Figure scripts:
- - - - -
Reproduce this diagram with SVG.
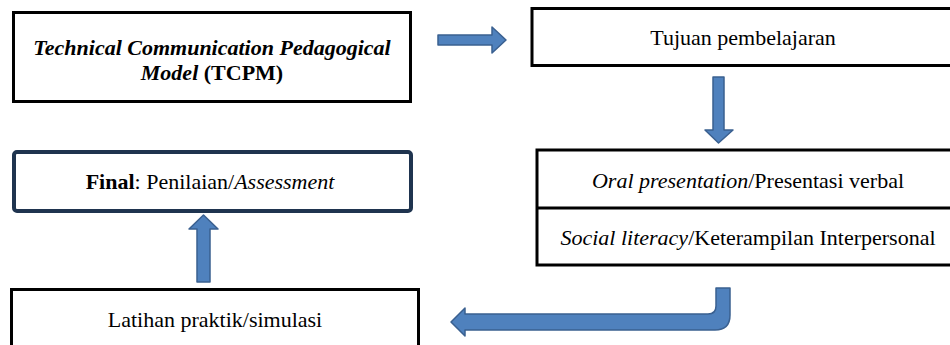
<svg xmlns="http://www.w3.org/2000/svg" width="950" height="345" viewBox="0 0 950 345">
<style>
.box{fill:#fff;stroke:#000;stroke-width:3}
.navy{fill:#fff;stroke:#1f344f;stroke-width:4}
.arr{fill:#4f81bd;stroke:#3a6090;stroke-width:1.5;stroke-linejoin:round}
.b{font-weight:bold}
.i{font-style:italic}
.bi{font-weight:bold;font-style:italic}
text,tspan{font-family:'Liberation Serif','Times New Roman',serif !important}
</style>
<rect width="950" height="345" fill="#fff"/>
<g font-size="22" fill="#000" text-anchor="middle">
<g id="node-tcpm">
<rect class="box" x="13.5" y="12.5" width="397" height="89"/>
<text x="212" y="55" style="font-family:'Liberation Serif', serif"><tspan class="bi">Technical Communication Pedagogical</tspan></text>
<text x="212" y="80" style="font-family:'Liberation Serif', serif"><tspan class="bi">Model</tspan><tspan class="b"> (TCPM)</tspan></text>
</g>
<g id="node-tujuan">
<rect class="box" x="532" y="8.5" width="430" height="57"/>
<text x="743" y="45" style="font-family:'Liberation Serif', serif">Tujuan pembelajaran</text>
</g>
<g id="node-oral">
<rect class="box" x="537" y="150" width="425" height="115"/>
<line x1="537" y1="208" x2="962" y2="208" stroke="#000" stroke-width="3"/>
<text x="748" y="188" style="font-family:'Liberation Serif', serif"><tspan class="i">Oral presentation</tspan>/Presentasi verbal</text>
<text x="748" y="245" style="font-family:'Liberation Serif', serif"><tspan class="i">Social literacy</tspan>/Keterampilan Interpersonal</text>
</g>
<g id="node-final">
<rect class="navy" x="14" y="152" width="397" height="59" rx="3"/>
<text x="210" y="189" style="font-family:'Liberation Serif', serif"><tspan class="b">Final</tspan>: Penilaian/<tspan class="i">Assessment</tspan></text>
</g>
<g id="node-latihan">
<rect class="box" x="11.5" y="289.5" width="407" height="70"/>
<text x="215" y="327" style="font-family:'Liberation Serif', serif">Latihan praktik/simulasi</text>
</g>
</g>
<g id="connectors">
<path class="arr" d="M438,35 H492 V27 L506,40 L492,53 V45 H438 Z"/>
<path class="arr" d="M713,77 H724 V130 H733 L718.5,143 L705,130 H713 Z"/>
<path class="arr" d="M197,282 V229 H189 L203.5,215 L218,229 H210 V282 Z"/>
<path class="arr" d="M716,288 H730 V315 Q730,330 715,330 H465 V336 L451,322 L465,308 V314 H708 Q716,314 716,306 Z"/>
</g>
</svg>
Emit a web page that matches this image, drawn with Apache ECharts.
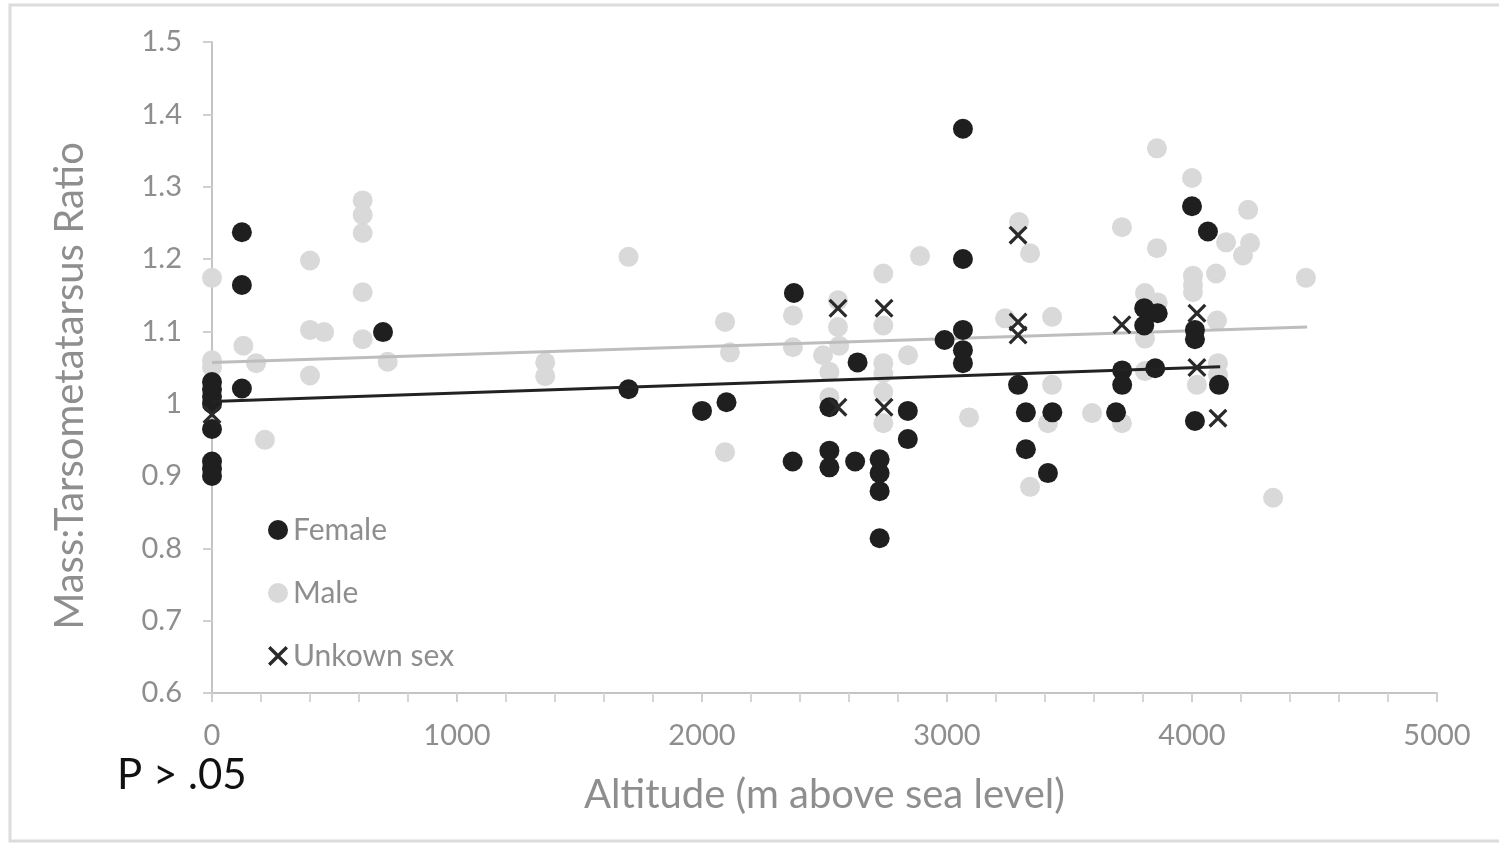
- - - - -
TASK INSTRUCTIONS:
Return each line where "this" shows up.

TASK ANSWER:
Reproduce this diagram with SVG.
Emit a web page that matches this image, drawn with Apache ECharts.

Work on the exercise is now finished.